SHORT EXERCISE: Retype exactly the lines from the line containing "Emit a web page" through the line containing "const TABLE_LEFT = 82;", both included, and nothing more; skip the pictures.

ENTRIES:
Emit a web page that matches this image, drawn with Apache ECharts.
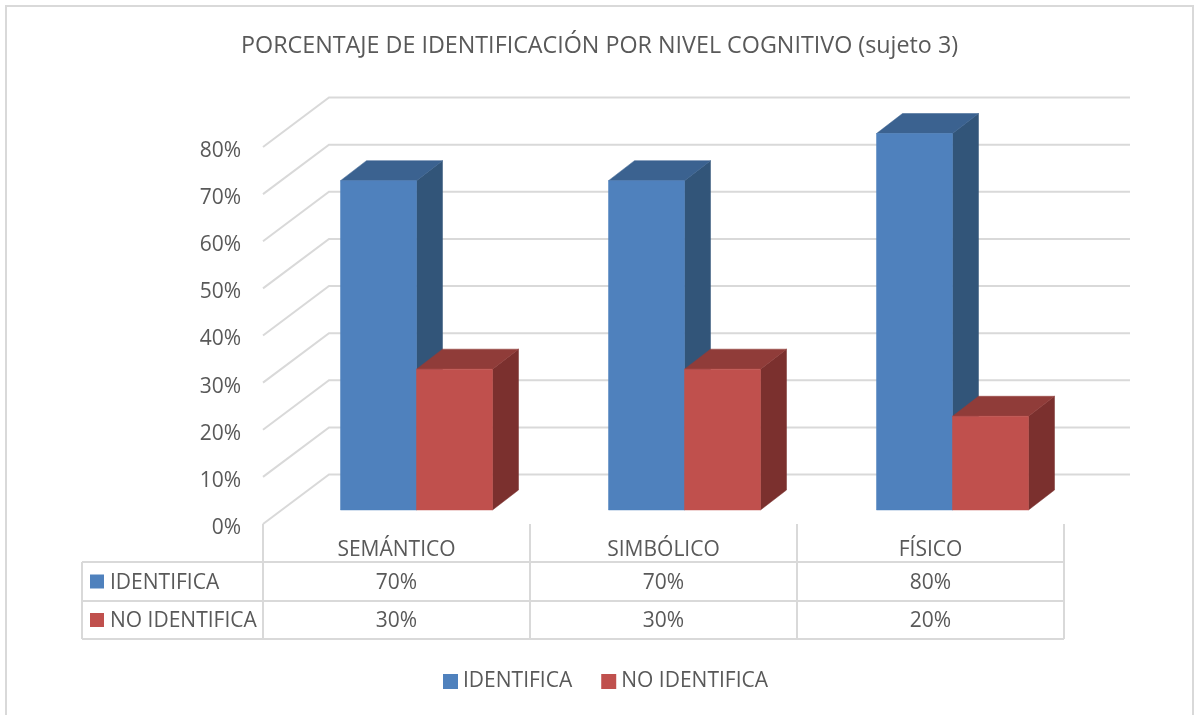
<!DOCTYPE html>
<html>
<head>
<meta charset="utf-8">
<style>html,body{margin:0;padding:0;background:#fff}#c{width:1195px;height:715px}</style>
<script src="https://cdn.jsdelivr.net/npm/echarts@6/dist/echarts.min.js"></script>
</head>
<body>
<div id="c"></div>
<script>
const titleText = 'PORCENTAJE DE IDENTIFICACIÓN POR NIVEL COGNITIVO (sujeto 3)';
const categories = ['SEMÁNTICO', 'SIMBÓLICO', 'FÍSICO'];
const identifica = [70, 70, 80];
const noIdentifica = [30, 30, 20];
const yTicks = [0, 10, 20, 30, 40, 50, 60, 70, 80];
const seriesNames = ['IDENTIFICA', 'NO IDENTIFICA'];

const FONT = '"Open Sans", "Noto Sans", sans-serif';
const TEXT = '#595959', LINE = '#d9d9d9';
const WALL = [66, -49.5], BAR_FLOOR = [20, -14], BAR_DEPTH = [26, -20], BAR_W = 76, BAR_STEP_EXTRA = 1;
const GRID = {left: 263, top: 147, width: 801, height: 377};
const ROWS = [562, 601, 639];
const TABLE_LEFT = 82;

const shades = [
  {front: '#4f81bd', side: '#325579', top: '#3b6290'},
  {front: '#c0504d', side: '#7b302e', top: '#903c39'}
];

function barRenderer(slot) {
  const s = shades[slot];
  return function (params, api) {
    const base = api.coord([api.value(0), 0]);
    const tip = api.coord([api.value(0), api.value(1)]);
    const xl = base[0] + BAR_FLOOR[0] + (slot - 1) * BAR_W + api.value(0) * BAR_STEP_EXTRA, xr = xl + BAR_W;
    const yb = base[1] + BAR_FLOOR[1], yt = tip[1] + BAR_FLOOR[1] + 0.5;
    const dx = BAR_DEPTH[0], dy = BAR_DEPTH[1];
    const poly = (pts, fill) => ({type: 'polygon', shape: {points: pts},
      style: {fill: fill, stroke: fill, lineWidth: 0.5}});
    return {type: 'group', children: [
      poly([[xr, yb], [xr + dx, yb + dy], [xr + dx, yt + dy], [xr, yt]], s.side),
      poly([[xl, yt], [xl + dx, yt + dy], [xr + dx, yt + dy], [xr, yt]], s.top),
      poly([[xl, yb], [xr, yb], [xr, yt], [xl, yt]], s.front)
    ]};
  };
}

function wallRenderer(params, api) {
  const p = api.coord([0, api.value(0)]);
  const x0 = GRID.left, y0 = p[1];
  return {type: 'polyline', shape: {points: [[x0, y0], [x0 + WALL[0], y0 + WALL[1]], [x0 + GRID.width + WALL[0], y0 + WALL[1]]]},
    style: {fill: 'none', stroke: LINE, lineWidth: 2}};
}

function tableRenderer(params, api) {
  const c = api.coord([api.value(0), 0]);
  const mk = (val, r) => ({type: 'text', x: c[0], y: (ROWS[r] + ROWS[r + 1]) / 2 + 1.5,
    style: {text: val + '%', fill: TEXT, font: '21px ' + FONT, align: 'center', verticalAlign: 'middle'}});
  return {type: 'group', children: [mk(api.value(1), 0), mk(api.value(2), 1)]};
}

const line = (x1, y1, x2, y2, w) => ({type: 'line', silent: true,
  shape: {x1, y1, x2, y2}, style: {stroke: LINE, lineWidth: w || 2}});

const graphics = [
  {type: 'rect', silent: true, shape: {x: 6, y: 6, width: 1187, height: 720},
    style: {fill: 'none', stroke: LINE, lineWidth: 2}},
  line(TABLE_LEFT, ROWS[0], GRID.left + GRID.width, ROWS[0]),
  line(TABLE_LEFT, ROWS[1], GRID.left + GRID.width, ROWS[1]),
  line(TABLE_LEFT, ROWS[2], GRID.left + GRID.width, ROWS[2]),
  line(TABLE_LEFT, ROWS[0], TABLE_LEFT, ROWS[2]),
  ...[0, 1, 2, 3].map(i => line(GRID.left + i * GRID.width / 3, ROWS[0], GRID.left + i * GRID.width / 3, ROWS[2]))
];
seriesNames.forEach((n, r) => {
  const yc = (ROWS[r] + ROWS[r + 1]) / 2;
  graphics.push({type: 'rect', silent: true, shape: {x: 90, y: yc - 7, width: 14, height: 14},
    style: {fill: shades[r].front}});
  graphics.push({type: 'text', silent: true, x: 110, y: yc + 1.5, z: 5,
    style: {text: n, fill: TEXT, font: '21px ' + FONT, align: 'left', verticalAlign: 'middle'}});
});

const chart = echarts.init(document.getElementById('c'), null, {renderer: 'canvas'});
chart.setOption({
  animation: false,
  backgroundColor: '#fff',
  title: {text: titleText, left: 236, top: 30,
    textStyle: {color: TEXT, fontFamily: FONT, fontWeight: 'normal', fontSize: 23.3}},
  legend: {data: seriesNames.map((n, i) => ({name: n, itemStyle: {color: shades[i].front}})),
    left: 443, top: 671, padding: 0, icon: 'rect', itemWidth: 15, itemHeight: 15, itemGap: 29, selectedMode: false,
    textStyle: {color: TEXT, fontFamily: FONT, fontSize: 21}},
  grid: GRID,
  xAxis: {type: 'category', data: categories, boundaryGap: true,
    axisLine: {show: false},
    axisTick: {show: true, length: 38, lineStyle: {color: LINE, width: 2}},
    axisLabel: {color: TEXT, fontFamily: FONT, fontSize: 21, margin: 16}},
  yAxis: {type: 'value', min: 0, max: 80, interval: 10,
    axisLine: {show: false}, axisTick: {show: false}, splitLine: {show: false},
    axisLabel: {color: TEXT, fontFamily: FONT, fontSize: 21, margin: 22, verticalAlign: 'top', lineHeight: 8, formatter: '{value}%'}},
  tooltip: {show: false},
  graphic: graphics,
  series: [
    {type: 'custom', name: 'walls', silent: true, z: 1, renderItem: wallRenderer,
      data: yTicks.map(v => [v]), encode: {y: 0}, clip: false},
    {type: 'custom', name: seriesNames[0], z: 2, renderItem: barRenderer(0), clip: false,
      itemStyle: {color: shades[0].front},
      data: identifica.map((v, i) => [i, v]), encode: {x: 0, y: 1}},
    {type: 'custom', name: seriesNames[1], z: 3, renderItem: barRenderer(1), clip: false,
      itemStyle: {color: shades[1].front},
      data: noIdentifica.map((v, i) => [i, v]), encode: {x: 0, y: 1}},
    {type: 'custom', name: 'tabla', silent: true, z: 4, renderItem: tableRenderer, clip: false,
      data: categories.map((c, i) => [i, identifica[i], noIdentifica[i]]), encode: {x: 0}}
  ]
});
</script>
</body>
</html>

---

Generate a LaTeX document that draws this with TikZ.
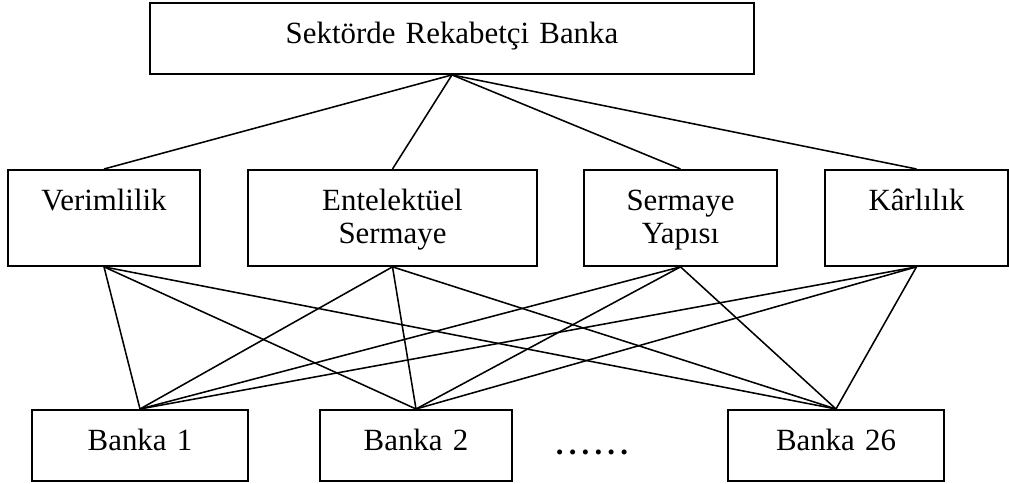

--

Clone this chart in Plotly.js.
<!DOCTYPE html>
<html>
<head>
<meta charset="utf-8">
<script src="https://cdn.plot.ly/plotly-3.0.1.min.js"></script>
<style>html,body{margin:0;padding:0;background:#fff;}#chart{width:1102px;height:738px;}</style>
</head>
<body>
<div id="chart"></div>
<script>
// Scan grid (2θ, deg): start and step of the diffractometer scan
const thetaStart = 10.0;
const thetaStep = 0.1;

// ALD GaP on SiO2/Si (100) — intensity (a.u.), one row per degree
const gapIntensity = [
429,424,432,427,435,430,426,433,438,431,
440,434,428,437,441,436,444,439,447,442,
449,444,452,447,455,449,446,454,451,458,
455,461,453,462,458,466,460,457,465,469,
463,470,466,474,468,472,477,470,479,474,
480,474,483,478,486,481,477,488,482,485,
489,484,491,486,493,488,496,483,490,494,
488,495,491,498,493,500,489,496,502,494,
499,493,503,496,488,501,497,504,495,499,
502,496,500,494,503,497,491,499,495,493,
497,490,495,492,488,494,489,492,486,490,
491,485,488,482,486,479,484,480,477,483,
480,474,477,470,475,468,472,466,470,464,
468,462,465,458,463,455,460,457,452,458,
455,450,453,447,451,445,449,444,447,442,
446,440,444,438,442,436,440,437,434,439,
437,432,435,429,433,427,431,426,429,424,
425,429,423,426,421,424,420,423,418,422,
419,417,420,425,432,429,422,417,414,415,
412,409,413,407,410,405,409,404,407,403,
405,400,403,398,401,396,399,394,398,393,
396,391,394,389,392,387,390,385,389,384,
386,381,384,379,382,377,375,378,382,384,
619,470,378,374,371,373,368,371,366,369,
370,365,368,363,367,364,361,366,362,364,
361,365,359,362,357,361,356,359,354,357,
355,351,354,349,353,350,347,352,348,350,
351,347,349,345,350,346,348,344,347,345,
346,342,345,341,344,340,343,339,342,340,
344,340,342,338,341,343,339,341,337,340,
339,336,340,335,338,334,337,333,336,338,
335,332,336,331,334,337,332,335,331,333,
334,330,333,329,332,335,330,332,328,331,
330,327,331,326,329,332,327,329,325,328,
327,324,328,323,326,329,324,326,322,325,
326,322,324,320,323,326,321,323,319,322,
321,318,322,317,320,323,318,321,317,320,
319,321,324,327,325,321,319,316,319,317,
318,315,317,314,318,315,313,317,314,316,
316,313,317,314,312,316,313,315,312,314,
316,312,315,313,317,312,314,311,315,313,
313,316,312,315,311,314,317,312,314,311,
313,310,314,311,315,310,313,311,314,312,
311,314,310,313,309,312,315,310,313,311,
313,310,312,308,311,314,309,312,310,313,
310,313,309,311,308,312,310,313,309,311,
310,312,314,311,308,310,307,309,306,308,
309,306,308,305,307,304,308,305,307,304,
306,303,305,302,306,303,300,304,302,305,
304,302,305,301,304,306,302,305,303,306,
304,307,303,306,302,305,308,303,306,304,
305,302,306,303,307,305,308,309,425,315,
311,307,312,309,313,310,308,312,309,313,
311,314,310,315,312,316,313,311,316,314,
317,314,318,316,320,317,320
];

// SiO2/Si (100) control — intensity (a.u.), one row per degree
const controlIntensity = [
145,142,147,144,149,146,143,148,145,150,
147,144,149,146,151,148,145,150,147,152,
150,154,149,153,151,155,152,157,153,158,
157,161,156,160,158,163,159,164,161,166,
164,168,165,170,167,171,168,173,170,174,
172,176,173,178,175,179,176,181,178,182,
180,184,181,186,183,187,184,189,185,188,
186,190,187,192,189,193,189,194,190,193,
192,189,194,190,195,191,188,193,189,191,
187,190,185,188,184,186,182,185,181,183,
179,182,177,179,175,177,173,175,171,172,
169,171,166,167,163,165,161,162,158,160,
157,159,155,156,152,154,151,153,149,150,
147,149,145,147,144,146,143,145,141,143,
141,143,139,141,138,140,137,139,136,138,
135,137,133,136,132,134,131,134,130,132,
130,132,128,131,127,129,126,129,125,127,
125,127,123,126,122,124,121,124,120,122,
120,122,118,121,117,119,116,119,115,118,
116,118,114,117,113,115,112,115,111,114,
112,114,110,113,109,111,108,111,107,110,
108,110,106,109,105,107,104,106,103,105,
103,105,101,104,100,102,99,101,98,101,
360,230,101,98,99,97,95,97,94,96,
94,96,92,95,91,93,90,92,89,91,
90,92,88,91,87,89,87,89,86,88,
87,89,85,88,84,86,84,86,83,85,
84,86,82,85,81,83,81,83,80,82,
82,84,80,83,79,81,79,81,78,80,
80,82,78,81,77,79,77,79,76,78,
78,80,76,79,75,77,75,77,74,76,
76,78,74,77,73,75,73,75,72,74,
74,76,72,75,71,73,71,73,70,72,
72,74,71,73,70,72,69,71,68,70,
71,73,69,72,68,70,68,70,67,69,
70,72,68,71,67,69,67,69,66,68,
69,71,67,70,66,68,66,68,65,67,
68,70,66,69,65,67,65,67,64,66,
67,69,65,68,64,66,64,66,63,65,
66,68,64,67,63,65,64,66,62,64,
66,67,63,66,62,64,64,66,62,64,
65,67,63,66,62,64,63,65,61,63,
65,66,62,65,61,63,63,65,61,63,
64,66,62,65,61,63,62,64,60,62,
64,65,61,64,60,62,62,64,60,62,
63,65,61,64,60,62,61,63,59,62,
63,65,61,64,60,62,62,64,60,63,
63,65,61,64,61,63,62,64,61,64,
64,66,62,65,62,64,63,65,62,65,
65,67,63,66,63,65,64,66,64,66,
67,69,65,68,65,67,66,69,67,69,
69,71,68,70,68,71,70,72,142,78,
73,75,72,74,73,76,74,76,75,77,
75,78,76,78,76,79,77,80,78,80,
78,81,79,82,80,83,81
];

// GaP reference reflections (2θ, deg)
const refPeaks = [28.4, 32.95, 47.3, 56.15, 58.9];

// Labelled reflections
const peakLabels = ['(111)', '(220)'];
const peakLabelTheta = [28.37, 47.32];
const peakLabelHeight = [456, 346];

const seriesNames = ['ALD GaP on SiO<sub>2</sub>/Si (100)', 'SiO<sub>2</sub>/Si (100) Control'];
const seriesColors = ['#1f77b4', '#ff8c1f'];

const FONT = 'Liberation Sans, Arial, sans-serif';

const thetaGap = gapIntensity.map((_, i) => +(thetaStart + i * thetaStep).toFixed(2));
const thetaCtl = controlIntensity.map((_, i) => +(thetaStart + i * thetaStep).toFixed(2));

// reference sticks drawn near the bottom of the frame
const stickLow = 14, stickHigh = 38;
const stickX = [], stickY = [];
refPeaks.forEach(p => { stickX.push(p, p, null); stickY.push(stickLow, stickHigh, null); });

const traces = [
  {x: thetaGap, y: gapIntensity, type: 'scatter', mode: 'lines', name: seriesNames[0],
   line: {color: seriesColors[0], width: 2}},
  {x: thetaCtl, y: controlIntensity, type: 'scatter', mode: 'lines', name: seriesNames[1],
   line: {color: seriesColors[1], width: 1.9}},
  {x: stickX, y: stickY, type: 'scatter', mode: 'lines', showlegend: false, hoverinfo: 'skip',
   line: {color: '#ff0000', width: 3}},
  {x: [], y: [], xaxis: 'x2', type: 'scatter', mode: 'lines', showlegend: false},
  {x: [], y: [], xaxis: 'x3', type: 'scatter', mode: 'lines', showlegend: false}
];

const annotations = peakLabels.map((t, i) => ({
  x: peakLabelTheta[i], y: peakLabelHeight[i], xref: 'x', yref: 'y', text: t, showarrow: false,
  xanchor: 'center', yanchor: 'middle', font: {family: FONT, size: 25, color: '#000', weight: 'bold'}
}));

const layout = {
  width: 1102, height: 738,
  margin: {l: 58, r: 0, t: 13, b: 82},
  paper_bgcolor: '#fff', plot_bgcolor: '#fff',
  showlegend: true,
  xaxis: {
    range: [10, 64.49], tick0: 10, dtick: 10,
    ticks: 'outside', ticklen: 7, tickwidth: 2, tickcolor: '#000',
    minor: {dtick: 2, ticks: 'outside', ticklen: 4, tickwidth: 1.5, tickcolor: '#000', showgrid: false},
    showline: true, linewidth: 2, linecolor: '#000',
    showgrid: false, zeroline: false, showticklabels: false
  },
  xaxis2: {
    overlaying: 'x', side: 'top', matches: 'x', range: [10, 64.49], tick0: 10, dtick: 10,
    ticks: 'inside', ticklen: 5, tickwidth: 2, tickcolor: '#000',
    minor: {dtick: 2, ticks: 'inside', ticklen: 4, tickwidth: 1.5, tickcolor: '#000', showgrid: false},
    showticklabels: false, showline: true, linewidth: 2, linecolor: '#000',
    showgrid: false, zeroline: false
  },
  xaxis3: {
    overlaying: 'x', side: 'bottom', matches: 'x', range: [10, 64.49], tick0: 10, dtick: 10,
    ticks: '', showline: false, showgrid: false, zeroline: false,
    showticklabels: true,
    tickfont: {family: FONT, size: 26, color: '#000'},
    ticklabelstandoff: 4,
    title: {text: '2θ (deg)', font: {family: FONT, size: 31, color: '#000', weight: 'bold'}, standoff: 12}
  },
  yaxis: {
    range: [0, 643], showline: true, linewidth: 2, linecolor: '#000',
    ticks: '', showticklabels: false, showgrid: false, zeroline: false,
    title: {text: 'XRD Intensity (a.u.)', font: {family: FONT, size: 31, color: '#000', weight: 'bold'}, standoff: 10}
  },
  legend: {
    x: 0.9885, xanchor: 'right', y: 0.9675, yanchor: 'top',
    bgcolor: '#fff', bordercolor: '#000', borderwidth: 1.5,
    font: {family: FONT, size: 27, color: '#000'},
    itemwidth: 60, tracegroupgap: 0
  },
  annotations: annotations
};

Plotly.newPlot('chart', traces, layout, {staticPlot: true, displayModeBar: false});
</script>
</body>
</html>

SOLUTION FOR THIS EXERCISE:
Emit a web page that matches this image, drawn with Apache ECharts.
<!DOCTYPE html>
<html>
<head>
<meta charset="utf-8">
<style>html,body{margin:0;padding:0;background:#fff}#c{width:1195px;height:715px}</style>
<script src="https://cdn.jsdelivr.net/npm/echarts@6/dist/echarts.min.js"></script>
</head>
<body>
<div id="c"></div>
<script>
const titleText = 'PORCENTAJE DE IDENTIFICACIÓN POR NIVEL COGNITIVO (sujeto 3)';
const categories = ['SEMÁNTICO', 'SIMBÓLICO', 'FÍSICO'];
const identifica = [70, 70, 80];
const noIdentifica = [30, 30, 20];
const yTicks = [0, 10, 20, 30, 40, 50, 60, 70, 80];
const seriesNames = ['IDENTIFICA', 'NO IDENTIFICA'];

const FONT = '"Open Sans", "Noto Sans", sans-serif';
const TEXT = '#595959', LINE = '#d9d9d9';
const WALL = [66, -49.5], BAR_FLOOR = [20, -14], BAR_DEPTH = [26, -20], BAR_W = 76, BAR_STEP_EXTRA = 1;
const GRID = {left: 263, top: 147, width: 801, height: 377};
const ROWS = [562, 601, 639];
const TABLE_LEFT = 82;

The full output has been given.